At age twenty-nine, Madison became the youngest member of the Continental Congress where he was the leading proponent of legislation to strengthen the loose confederacy of former colonies, contending that military victory required vesting power in a central government. He also worked to oppose Patrick Henry's proposals to tax citizens in support of the Christian religion and to establish religious tests for public office and to criminalize heresy.
Because Madison believed that weaknesses in the Articles of Confederation made the new Republic vulnerable to foreign enemies, he called for a national convention in Philadelphia "to render the constitution of the Federal Government adequate to the exigencies of the Union." Madison led the Virginia delegation to the Philadelphia meeting which began on May 14, 1787. He then proposed that General George Washington act as its chairman.
In 1788 Madison, along with Alexander Hamilton and John Jay, began to publish a series of newspaper essays that became known collectively as the Federalist Papers. Madison wrote twenty-nine of the eighty-five essays under the pseudonym "Publius." He also drafted many basic laws and was responsible for the first ten amendments to the Constitution, and is therefore also known as the "Father of the Bill of Rights." Madison believed that the new Republic needed checks and balances to limit the powers of special interests, which he called "factions."
As leader in the House of Representatives, Madison worked closely with President George Washington to organize the new federal government but, in 1791, he broke with Treasury Secretary Alexander Hamilton and he and Jefferson organized what they called the Republican Party (which later became the Democratic-Republican Party) to oppose the Federalists. (For years I mistakenly thought that this was the beginning of the GOP - and I sure wish it were so because Madison's ideals to me embody the best of republican and Republican virtues.)

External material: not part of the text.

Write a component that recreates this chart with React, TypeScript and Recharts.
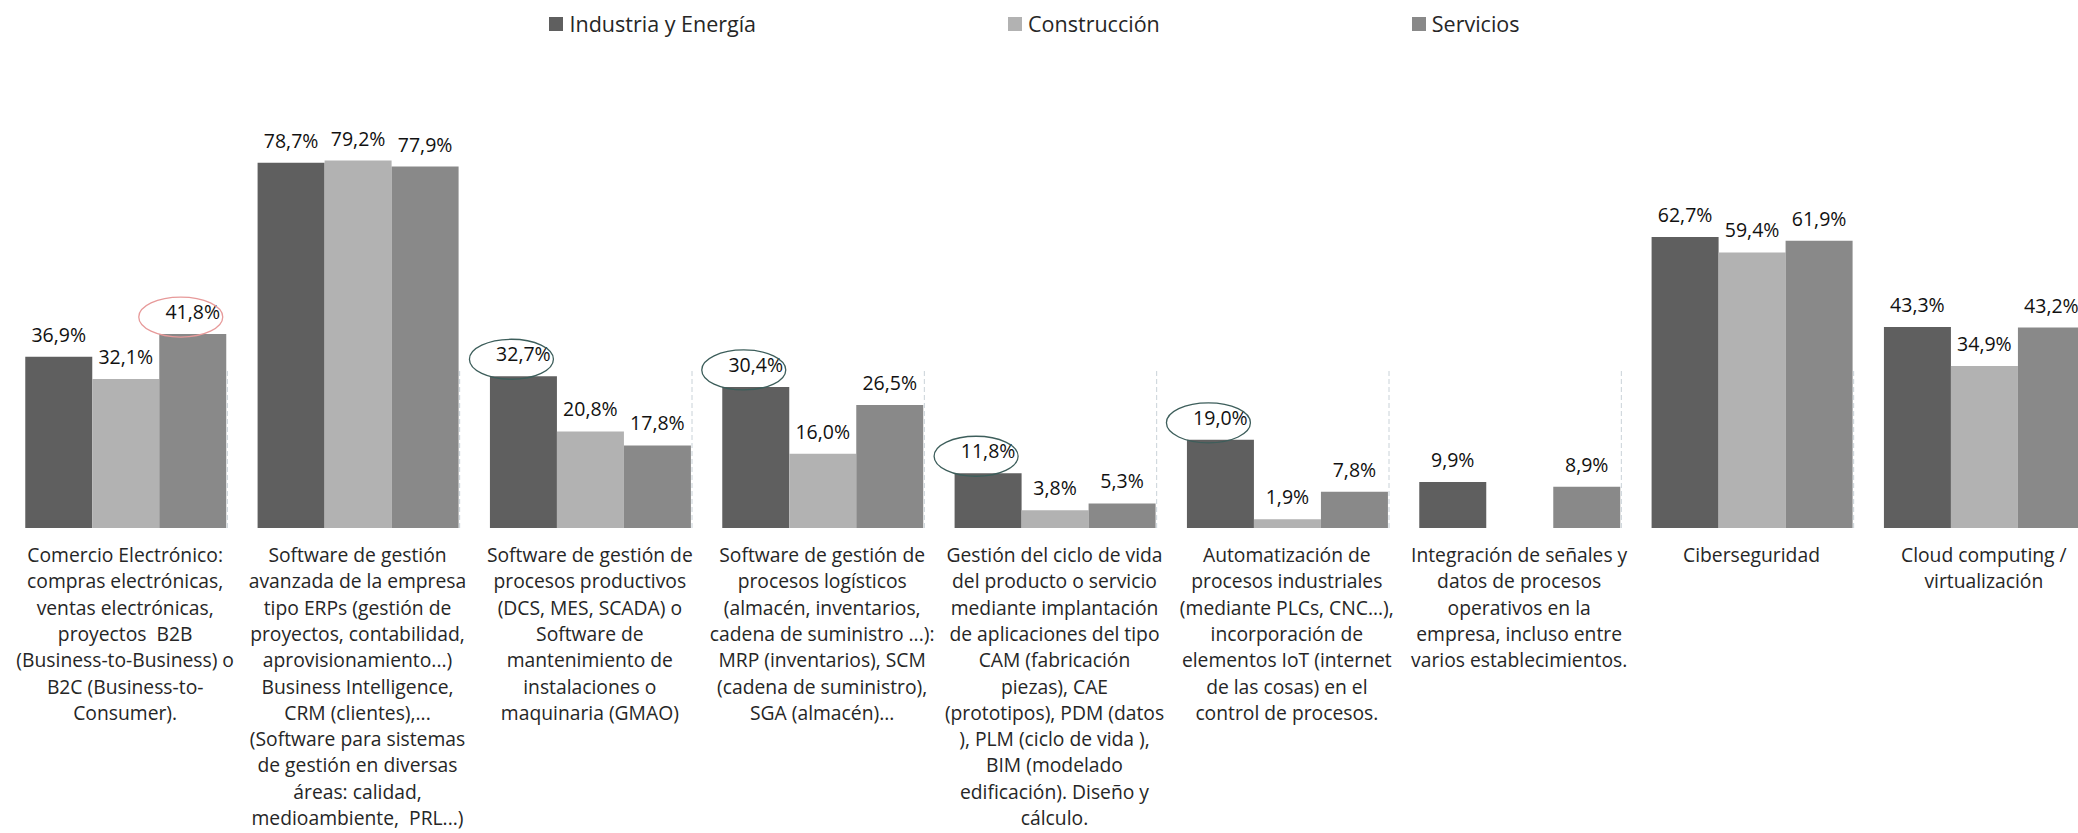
import { BarChart, Bar, XAxis, YAxis, Legend, LabelList, ReferenceLine } from 'recharts'

const categories = [
  'Comercio Electrónico:\ncompras electrónicas,\nventas electrónicas,\nproyectos  B2B\n(Business-to-Business) o\nB2C (Business-to-\nConsumer).',
  'Software de gestión\navanzada de la empresa\ntipo ERPs (gestión de\nproyectos, contabilidad,\naprovisionamiento...)\nBusiness Intelligence,\nCRM (clientes),...\n(Software para sistemas\nde gestión en diversas\náreas: calidad,\nmedioambiente,  PRL...)',
  'Software de gestión de\nprocesos productivos\n(DCS, MES, SCADA) o\nSoftware de\nmantenimiento de\ninstalaciones o\nmaquinaria (GMAO)',
  'Software de gestión de\nprocesos logísticos\n(almacén, inventarios,\ncadena de suministro ...):\nMRP (inventarios), SCM\n(cadena de suministro),\nSGA (almacén)...',
  'Gestión del ciclo de vida\ndel producto o servicio\nmediante implantación\nde aplicaciones del tipo\nCAM (fabricación\npiezas), CAE\n(prototipos), PDM (datos\n), PLM (ciclo de vida ),\nBIM (modelado\nedificación). Diseño y\ncálculo.',
  'Automatización de\nprocesos industriales\n(mediante PLCs, CNC...),\nincorporación de\nelementos IoT (internet\nde las cosas) en el\ncontrol de procesos.',
  'Integración de señales y\ndatos de procesos\noperativos en la\nempresa, incluso entre\nvarios establecimientos.',
  'Ciberseguridad',
  'Cloud computing /\nvirtualización',
]

const seriesNames = ['Industria y Energía', 'Construcción', 'Servicios']

const industria = [36.9, 78.7, 32.7, 30.4, 11.8, 19.0, 9.9, 62.7, 43.3]
const construccion = [32.1, 79.2, 20.8, 16.0, 3.8, 1.9, null, 59.4, 34.9]
const servicios = [41.8, 77.9, 17.8, 26.5, 5.3, 7.8, 8.9, 61.9, 43.2]

// hand-drawn highlight circles in the original
const circledIndustria = [false, false, true, true, true, true, false, false, false]
const circledServicios = [true, false, false, false, false, false, false, false, false]

const data = categories.map((cat, i) => ({
  cat,
  industria: industria[i],
  construccion: construccion[i],
  servicios: servicios[i],
}))

const FONT = '"Open Sans", sans-serif'
const AXIS_HEIGHT = 305

const fmt = (v: number) => v.toFixed(1).replace('.', ',') + '%'

function makeLabel(circled: boolean[], ringColor: string) {
  return (props: any) => {
    const { value, index } = props
    if (value === null || value === undefined) return null
    const vb = props.viewBox ?? props
    const cx = vb.x + vb.width / 2
    const top = vb.y
    return (
      <g>
        <text
          x={cx}
          y={top - 15}
          textAnchor="middle"
          fontFamily={FONT}
          fontSize={19.5}
          fill="#111"
        >
          {fmt(Number(value))}
        </text>
        {circled[index] && (
          <ellipse
            cx={cx - 12}
            cy={top - 17}
            rx={42}
            ry={20}
            fill="none"
            stroke={ringColor}
            strokeWidth={1.3}
          />
        )}
      </g>
    )
  }
}

function CategoryTick(props: any) {
  const { x, y, payload } = props
  const lines = String(payload.value).split('\n')
  return (
    <text
      x={x}
      y={y + 34}
      textAnchor="middle"
      fontFamily={FONT}
      fontSize={19.3}
      fill="#262626"
      style={{ whiteSpace: 'pre' }}
    >
      {lines.map((l, i) => (
        <tspan key={i} x={x} dy={i === 0 ? 0 : 26.3}>
          {l}
        </tspan>
      ))}
    </text>
  )
}

function LegendContent(props: any) {
  const items = [...(props.payload || [])].sort(
    (a: any, b: any) => seriesNames.indexOf(a.value) - seriesNames.indexOf(b.value)
  )
  return (
    <div
      style={{
        display: 'flex',
        justifyContent: 'center',
        alignItems: 'flex-start',
        gap: 252,
        height: 64,
        paddingTop: 12,
        paddingRight: 40,
        boxSizing: 'border-box',
        fontFamily: FONT,
        fontSize: 21.5,
        lineHeight: '24px',
        color: '#262626',
      }}
    >
      {items.map((entry: any) => (
        <div key={entry.value} style={{ display: 'flex', alignItems: 'center', height: 24 }}>
          <span
            style={{
              display: 'inline-block',
              width: 14,
              height: 14,
              background: entry.color,
              marginRight: 6,
            }}
          />
          <span>{entry.value}</span>
        </div>
      ))}
    </div>
  )
}

function Separator(props: any) {
  const { x1, y1, y2 } = props
  return (
    <line
      x1={x1 - 14}
      x2={x1 - 14}
      y1={y1}
      y2={y2 + AXIS_HEIGHT}
      stroke="#c9d2d8"
      strokeWidth={1}
      strokeDasharray="5 3"
    />
  )
}

export default function App() {
  return (
    <div
      style={{
        position: 'absolute',
        left: 0,
        top: 0,
        width: 2078,
        height: 833,
        overflow: 'hidden',
        background: '#fff',
      }}
    >
      <BarChart
        width={2100}
        height={833}
        data={data}
        margin={{ top: 0, right: 0, bottom: 0, left: 9 }}
        barCategoryGap="7%"
        barGap={0}
      >
        <XAxis
          dataKey="cat"
          interval={0}
          axisLine={false}
          tickLine={false}
          tickSize={0}
          tickMargin={0}
          height={AXIS_HEIGHT}
          tick={<CategoryTick />}
        />
        <YAxis hide domain={[0, 100]} />
        <Legend verticalAlign="top" content={<LegendContent />} />
        {categories.slice(1).map((c) => (
          <ReferenceLine key={c} x={c} position="start" shape={Separator} />
        ))}
        <Bar dataKey="industria" name={seriesNames[0]} fill="#5f5f5f" isAnimationActive={false}>
          <LabelList dataKey="industria" content={makeLabel(circledIndustria, '#3d5e5b')} />
        </Bar>
        <Bar dataKey="construccion" name={seriesNames[1]} fill="#b2b2b2" isAnimationActive={false}>
          <LabelList dataKey="construccion" content={makeLabel([], '#3d5e5b')} />
        </Bar>
        <Bar dataKey="servicios" name={seriesNames[2]} fill="#898989" isAnimationActive={false}>
          <LabelList dataKey="servicios" content={makeLabel(circledServicios, '#e79a9a')} />
        </Bar>
      </BarChart>
    </div>
  )
}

In 1794 Aaron Burr introduced Madison to Dolley Payne Todd. Madison surprised even his closest friends when he married the lovely widow, who already had an infant son. Madison was 43 and Dolley was only 26. Although Dolley did not bear Madison any children, they were devoted to each other for the rest of their lives and Dolley even gave up her Quaker religion.
When Jefferson became President, he chose Madison to be his Secretary of State. In this capacity Madison oversaw the Louisiana Purchase, the war against the "Barbary pirates" (our first war against Muslim terrorists) and the embargo against Britain and France in response to their constant harassment of American ships and "impressment" of American sailors.
In 1809 Madison became the fourth president of the United States when Jefferson, like Washington before him, declined to run for a third term and endorsed Madison. I won't go into detail about Madison's presidency - you could write a whole book just about the War of 1812 - but there is one interesting little snippet about Madison's run for his second term. From Wiki:
A rebellious group of New York Democratic-Republicans who had participated in the caucus boycott supported the mayor of New York City, DeWitt Clinton, the nephew of former Vice President George Clinton, who had died in office. Clinton supporters hoped to forge a winning coalition among Republicans opposed to the coming war, Democratic-Republicans angry with Madison for not moving more decisively toward war, northerners weary of the Virginia dynasty and southern control of the White House, and disgruntled New Englanders who wanted almost anyone over Madison. Dismayed about the prospects of beating Madison, a group of top Federalists met with Clinton's supporters to discuss a unification strategy. Difficult as it was for them to join forces, this assembly of notables nominated Clinton for President and Jared Ingersoll, a Philadelphia lawyer, for vice president.
The Clintonians, who had no official party name, tailored their message to the region and the audience. They said one thing to war Democratic-Republicans, another to peace Democratic-Republicans, and something else again to antiwar Federalists. Their tactics turned the honorable John Quincy Adams, son of the former Federalist President John Adams, against his former party colleagues. The elder Adams, in fact, not only endorsed Madison but also agreed to head Madison's electoral ticket in his home district of Quincy, Massachusetts.
[...]
The Federalists had seriously weakened, if not completely destroyed, their status as an established party by their fusionist strategy. To be fair, it is unlikely that any other strategy would have achieved victory against a seated President waging what many at the time called the Second American Revolution...No incumbent wartime President before or since Madison has ever lost his bid for reelection.
Don't the Clintonian "fusionists" sound a bit like our Clintonistas - pure opportunists without any core principles and willing to say whatever is needed to get elected?
Like Washington and Jefferson, Madison left the presidency a poorer man unlike the Clintons who claimed that their net worth was $600,000 when they moved into the White House and are now worth 60 million or more.
Also like his predecessors, Madison was troubled by slavery and supported the American Colonization Society's plan to transport blacks back to Africa. He spent his final years in Montpelier, almost obsessively rewriting his papers. Despite being in poor health most of his life, he was 85 when he died in 1836.